Smallville
was wacky, geez. They've really delved into the deepest corners of their asses.
I saw the ending coming, but you have to love Clark's typically stupid leap of logic:
Just because the coffin's empty doesn't necessarily mean she's alive. She got blown up, man. The body might not really have been in bury-able condition. Or they might not have found it, which isn't always a dead giveaway, unless you're on TV. Of course, she better fucking be alive or I'm going to make sure someone else isn't.

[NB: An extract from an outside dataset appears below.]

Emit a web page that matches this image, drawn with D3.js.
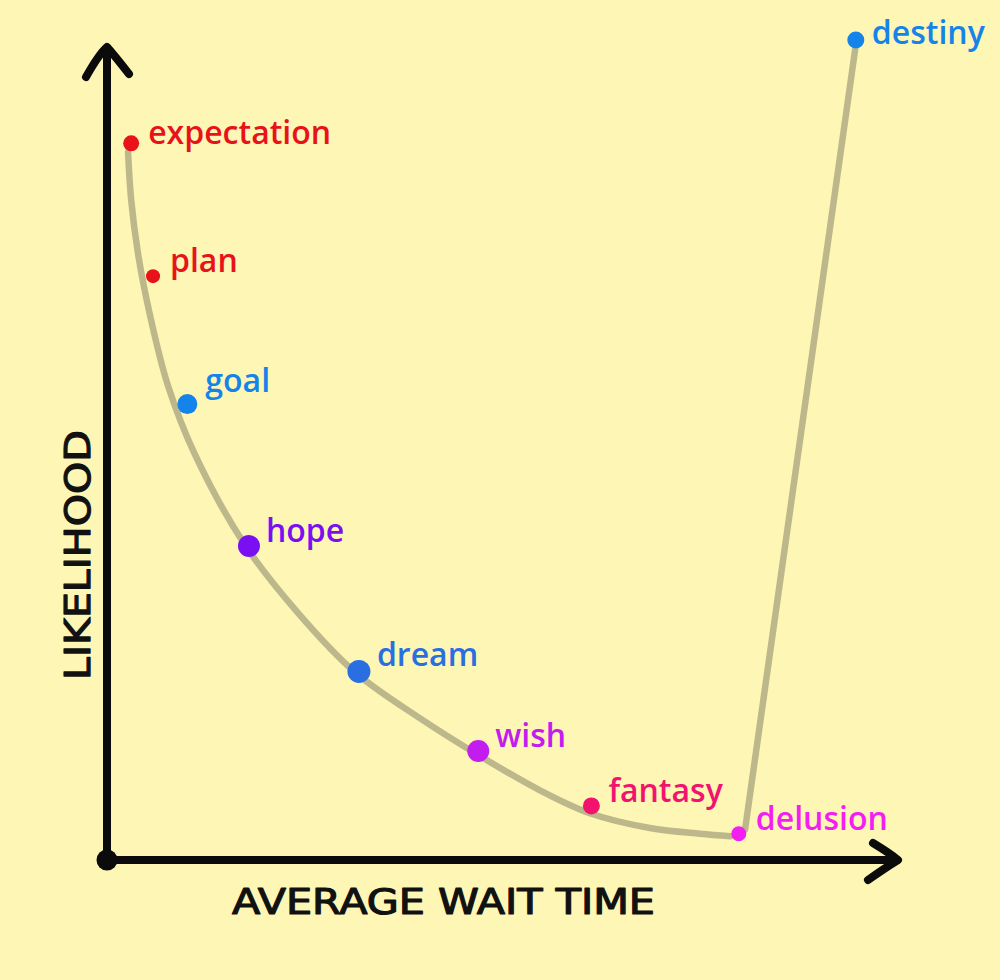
<!DOCTYPE html>
<html>
<head>
<meta charset="utf-8">
<script src="https://cdn.jsdelivr.net/npm/d3@7"></script>
<style>
  html, body { margin: 0; padding: 0; background: #fdf6b4; }
  svg { display: block; }
  .lbl { font-family: "Open Sans", sans-serif; font-weight: 600; font-size: 32px; }
  .axis-title { font-family: "DejaVu Sans", sans-serif; font-weight: normal; font-size: 36px; fill: #111; stroke: #111; stroke-width: 1.2; stroke-linejoin: round; }
</style>
</head>
<body>
<div id="chart"></div>
<script>

// words along the curve (x = average wait time, y = likelihood)
var words   = ['expectation', 'plan', 'goal', 'hope', 'dream', 'wish', 'fantasy', 'delusion', 'destiny'];
var waitT   = [3.1, 5.9, 10.3, 18.2, 32.3, 47.6, 62.1, 81.0, 96.0];
var likely  = [87.4, 71.2, 55.6, 38.3, 23.0, 13.3, 6.6, 3.2, 100.0];
var colors  = ['#e8121b', '#e8121b', '#1584ea', '#7a10f2', '#2a6fe2', '#c21cef', '#f2136f', '#f31ef2', '#1584ea'];
var dotSize = [8, 7, 10, 11, 11.5, 11, 8.5, 7.5, 8.5];

// the hand drawn decay curve
var curveX = [2.7, 3.1, 4.0, 5.5, 7.8, 11.3, 17.7, 24.7, 31.8, 40.1, 47.6, 55.5, 61.9, 69.6, 76.0, 79.9];
var curveY = [86.3, 80.5, 73.8, 66.5, 57.9, 49.4, 38.4, 29.9, 22.9, 17.3, 12.8, 8.5, 5.7, 3.9, 3.2, 2.9];

// the jump from delusion up to destiny
var riseX = [81.8, 96.0];
var riseY = [3.7, 99.4];

var width = 1000, height = 980;

var x = d3.scaleLinear().domain([0, 100]).range([107, 887]),
    y = d3.scaleLinear().domain([0, 100]).range([860, 40]);

// small label nudges (px)
var nudge = { goal: [18, -12], dream: [18, -5], destiny: [16, 4], expectation: [17, 1] };

var svg = d3.select('#chart').append('svg')
    .attr('width', width)
    .attr('height', height);

svg.append('rect')
    .attr('width', width).attr('height', height)
    .attr('fill', '#fdf6b4');

// curve
var line = d3.line()
    .x(d => x(d[0]))
    .y(d => y(d[1]))
    .curve(d3.curveCatmullRom);

svg.append('path')
    .datum(curveX.map((v, i) => [v, curveY[i]]))
    .attr('d', line)
    .attr('fill', 'none')
    .attr('stroke', '#bdb88c')
    .attr('stroke-width', 6.5)
    .attr('stroke-linecap', 'round');

svg.append('path')
    .datum(riseX.map((v, i) => [v, riseY[i]]))
    .attr('d', d3.line().x(d => x(d[0])).y(d => y(d[1])))
    .attr('fill', 'none')
    .attr('stroke', '#bdb88c')
    .attr('stroke-width', 6.5)
    .attr('stroke-linecap', 'round');

// axes, drawn like marker strokes
var ax = svg.append('g')
    .attr('fill', 'none')
    .attr('stroke', '#0b0b0b')
    .attr('stroke-width', 8)
    .attr('stroke-linecap', 'round')
    .attr('stroke-linejoin', 'round');

ax.append('path')
    .attr('d', `M${x(0)},${y(0)} L${x(0)},${y(100) + 8}`);
ax.append('path')
    .attr('d', `M${x(0) - 21},${y(100) + 37} Q${x(0) - 8},${y(100) + 14} ${x(0)},${y(100) + 7} Q${x(0) + 8},${y(100) + 16} ${x(0) + 22},${y(100) + 34}`);

ax.append('path')
    .attr('d', `M${x(0)},${y(0)} L${x(100) + 10},${y(0)}`);
ax.append('path')
    .attr('d', `M${x(100) - 14},${y(0) - 17} Q${x(100) + 4},${y(0) - 6} ${x(100) + 11},${y(0)} Q${x(100) - 2},${y(0) + 8} ${x(100) - 19},${y(0) + 20}`);

svg.append('circle')
    .attr('cx', x(0)).attr('cy', y(0))
    .attr('r', 10.5)
    .attr('fill', '#0b0b0b');

// axis titles
svg.append('text')
    .attr('class', 'axis-title')
    .attr('x', 232).attr('y', 914)
    .attr('textLength', 423)
    .attr('lengthAdjust', 'spacingAndGlyphs')
    .text('AVERAGE WAIT TIME');

svg.append('text')
    .attr('class', 'axis-title')
    .attr('transform', 'translate(90,680) rotate(-90)')
    .attr('textLength', 250)
    .attr('lengthAdjust', 'spacingAndGlyphs')
    .text('LIKELIHOOD');

// dots and words
var pts = words.map((w, i) => ({ w: w, x: waitT[i], y: likely[i], c: colors[i], r: dotSize[i] }));

svg.append('g').selectAll('circle')
    .data(pts).enter()
  .append('circle')
    .attr('cx', d => x(d.x))
    .attr('cy', d => y(d.y))
    .attr('r', d => d.r)
    .attr('fill', d => d.c);

svg.append('g').selectAll('text')
    .data(pts).enter()
  .append('text')
    .attr('class', 'lbl')
    .attr('x', d => x(d.x) + (nudge[d.w] ? nudge[d.w][0] : 17))
    .attr('y', d => y(d.y) + (nudge[d.w] ? nudge[d.w][1] : -4))
    .attr('fill', d => d.c)
    .text(d => d.w);

</script>
</body>
</html>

I wonder how he's going to explain
to Lois how he suddenly knows.
He's not the brightest bulb, nor played by the best actor.
But, dear lord, there was
sweaty shirtless bleeding Lex
and
con-muffin Lionel
so I was okay. I FFed through the
Paris
stuff.
Where was the latter? I must have been in the kitchen.
Con-muffin?
I was thinking of the
jailyard stereotype of the exercise yard, and the suddenly buff
Lionel.
Suddenly? There was a shirtless scene last season where even
I
was attracted to him for a second.
Daniel, she meant the city.
Oh, I'd not be near this calm about mocking the episode had it not been the city.
Guess you're not watching next week's episode of
Veronica Mars,
then.
How did you make it through "The L.A."?